Ever wonder why people talk in their sleep? Maybe you know someone who does, or perhaps you’ve been told you do it yourself. Sleep talking, also called somniloquy, is a common type of sleep disorder, though it’s typically short-lived and rarely occurs. People who talk in their sleep often sound much different than they do when they’re awake since the brain normally relaxes or even disables speaking muscles during sleep. Due to reduced muscle strength, sleep talking can range from full conversations to mumbled gibberish.
One of the most likely reasons for sleep talking is being sleep deprived, a state which could be caused by several factors such as stress, daytime drowsiness, depression, and fever. Genetics can also play a role in sleep talking, as can consuming alcohol or using drugs before bed.
Sleep talking can be caused by parasomnias (a class of sleep disorders that involve abnormal behaviors, movements, perceptions, emotions, and dreams) such as night terrors, confusional arousals, sleepwalking, and REM behavior disorder. Sleep apnea, a condition where breathing is interrupted during sleep, can also cause it. If sleep talking starts after age 25, it’s more likely to be associated with medical or psychiatric issues.
Males and children are more likely to talk in their sleep, although anyone can experience it. Approximately 50% of children sleep talk at some point in their childhood but usually grow out of the habit by the time they are teens, and only five percent of adults are estimated to be sleep talkers.
Sleep talking isn’t physically harmful but it can be just as annoying as loud snoring is for anyone else sleeping in the room, and embarrassing for the person who talks during sleep.
How do sleep cycles influence sleep talking?
During sleep, the body goes through several sleep cycles consisting of different stages including light sleep, deep sleep, and rapid eye movement (REM) sleep. Throughout the night, the order and quantity of each stage changes.
Sleep talking is more likely to occur during deep sleep and as the body transitions between sleep stages. During these transitions, the part of the brain used for speech can be more awake than the conscious and other parts of the brain that are entering a new stage of sleep.
Some scientists believe sleep talking also occurs more often during the REM stage of sleep when dreams occur, while one part of the brain is active and others remain in sleeping mode.
Are there treatments for sleep talking?
It’s important to rule out psychiatric or medical issues such as sleep apnea which could be contributing sleep talking.
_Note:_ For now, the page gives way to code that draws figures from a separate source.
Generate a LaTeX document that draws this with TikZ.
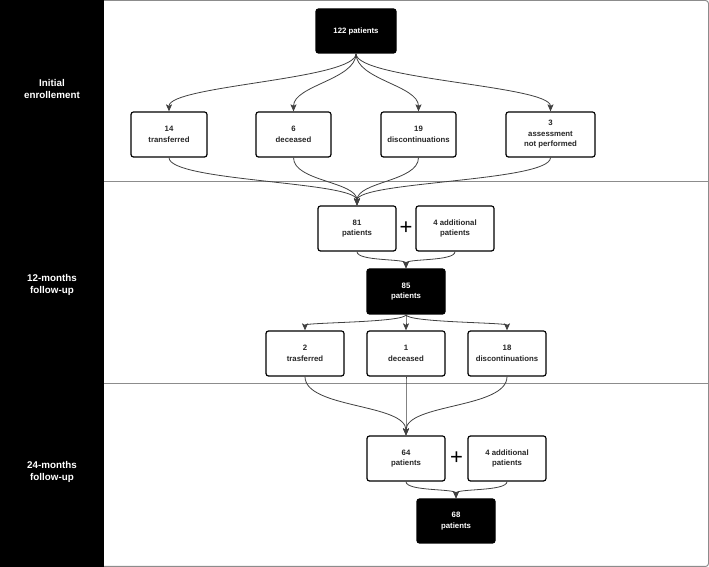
\documentclass[tikz,border=0pt]{standalone}
\usepackage{fontspec}
\setmainfont{Liberation Sans}
\usetikzlibrary{arrows.meta}

\tikzset{
	box/.style={draw=black, line width=1.2pt, rounded corners=2.5pt, fill=white,
		minimum width=78pt, minimum height=45pt, inner sep=0pt, align=center,
		text=black!85, font=\bfseries\fontsize{7.8}{10.5}\selectfont},
	darkbox/.style={box, fill=black, text=white},
	flow/.style={draw=black!75, line width=0.8pt,
		-{Stealth[length=7pt,width=6pt,inset=1.5pt]}},
	bend/.style={to path={.. controls +(0,-#1) and +(0,#1) .. (\tikztotarget) \tikztonodes}},
	phase/.style={text=white, align=center, font=\bfseries\fontsize{9.8}{12}\selectfont},
	plus/.style={font=\fontsize{22}{22}\selectfont, inner sep=0pt}
}

\begin{document}
\begin{tikzpicture}[x=1pt,y=1pt]
	\useasboundingbox (0,0) rectangle (709,567);
	% frame, phase column and separators
	\draw[black!45, line width=1pt, rounded corners=3pt] (0.5,0.5) rectangle (708.5,566.5);
	\fill[black] (0,0) rectangle (104,567);
	\draw[black!45, line width=0.8pt] (104,386) -- (708.5,386);
	\draw[black!45, line width=0.8pt] (104,184) -- (708.5,184);
	\node[phase] (enrol) at (52,478) {Initial\\enrollement};
	\node[phase] (fu12) at (52,282) {12-months\\follow-up};
	\node[phase] (fu24) at (52,95) {24-months\\follow-up};
	
	% initial enrollement
	\node[darkbox, minimum width=80pt, minimum height=44pt] (p122) at (356,536) {122 patients};
	\node[box, minimum width=76pt] (tr14) at (169,432.5) {14\\transferred};
	\node[box, minimum width=75pt] (dc6) at (293.5,432.5) {6\\deceased};
	\node[box, minimum width=75pt] (ds19) at (418.5,432.5) {19\\discontinuations};
	\node[box, minimum width=89pt] (na3) at (550.5,432.5) {3\\assessment\\not performed};
	\foreach \n in {tr14,dc6,ds19,na3}
		\draw[flow] (p122.south) to[bend=26] (\n.north);
	
	% 12-months follow-up
	\node[box] (p81) at (357,338.5) {81\\patients};
	\node[plus] (plus1) at (406,339) {+};
	\node[box] (add1) at (455,338.5) {4 additional\\patients};
	\foreach \n in {tr14,dc6,ds19,na3}
		\draw[flow] (\n.south) to[bend=24] (p81.north);
	\node[darkbox] (p85) at (406,275.5) {85\\patients};
	\draw[flow] (p81.south) to[bend=10] (p85.north);
	\draw[flow] (add1.south) to[bend=10] (p85.north);
	\node[box] (tr2) at (305,213.5) {2\\trasferred};
	\node[box] (dc1) at (406,213.5) {1\\deceased};
	\node[box] (ds18) at (507,213.5) {18\\discontinuations};
	\foreach \n in {tr2,dc1,ds18}
		\draw[flow] (p85.south) to[bend=8] (\n.north);
	
	% 24-months follow-up
	\node[box] (p64) at (406,108.5) {64\\patients};
	\node[plus] (plus2) at (456.5,109) {+};
	\node[box] (add2) at (507,108.5) {4 additional\\patients};
	\foreach \n in {tr2,dc1,ds18}
		\draw[flow] (\n.south) to[bend=32] (p64.north);
	\node[darkbox, minimum height=44pt] (p68) at (456,46) {68\\patients};
	\draw[flow] (p64.south) to[bend=10] (p68.north);
	\draw[flow] (add2.south) to[bend=10] (p68.north);
\end{tikzpicture}
\end{document}
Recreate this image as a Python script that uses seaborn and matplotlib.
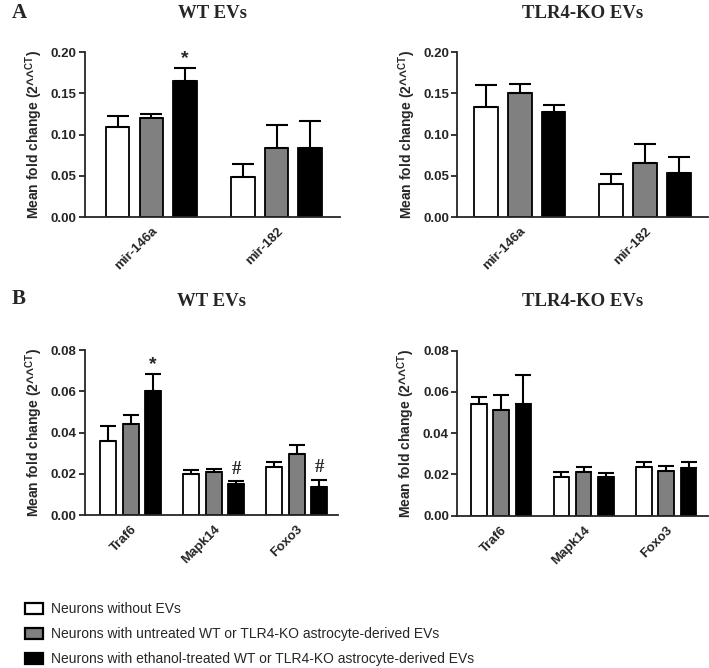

Mild obstructive sleep apnea often benefits from treatment using a mouthpiece such as Good Morning Snore Solution.
After ruling out medical and psychiatric issues, the primary way to deal with sleep talking is to practice good habits before going to bed, also referred to as sleep hygiene. Commit to going to bed and getting up at the same time each day and getting between seven and nine hours of sleep every night. Eat light before going to bed and don’t drink alcohol too late since it can disrupt sleep.